Saturday, October 6, 2012

Living Music?

I've spent the majority of the last two months of silence reflecting on how to make my performances still deeper.  I want to deal with the same life issues that the composer dealt with while and by writing the music.  I listened to a friend of mine playing a piece of Mozart awhile back, and all I recall thinking at that performance was that everything was very beautifully played, but it had no life.  Instead, I saw lots of visual expression.  He moved a lot.  Once I closed my eyes, the life seemed to flee.

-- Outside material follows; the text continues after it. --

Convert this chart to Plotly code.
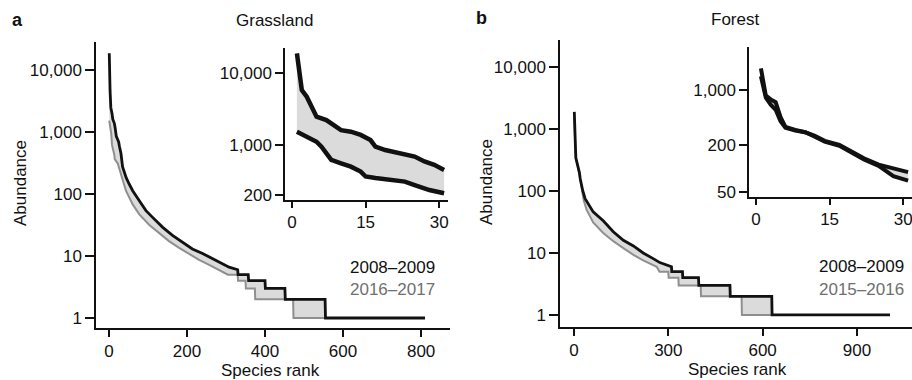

What puts life into the music?  My piano teacher tells me about crescendi and diminuendi and pedaling and creating a good sound, but I feel like these aspects of performance, while important, only serve to be successively thicker layers of sophistication heaped upon the piece, further disguising the basic lifelessness of the pianist.

My friend felt the music very deeply, but that feeling was not transferred into the music.  I would even say he understood the music deeply, but he failed to convey that understanding to me.

What I consider to be great composers are the ones who deal with serious issues of life with their music (of course, there is still a prerequisite level of skill to be attained): take Beethoven, for example.  The last five piano sonatas are perhaps his most profound response to the difficulties of life, and one can certainly not convey that meaning in the music without first dealing with the same issues (real or imagined) and, as they say in the theatre world, becoming Beethoven.

I can't speak for how well my friend did this with his Mozart sonata.  I don't know if "being" is all there is to it, but it seems to be a major part of imbuing life into the music.

I'm going to stop there, let it soak into my own soul for a few more years, and then maybe I'll have an idea of the next step to take.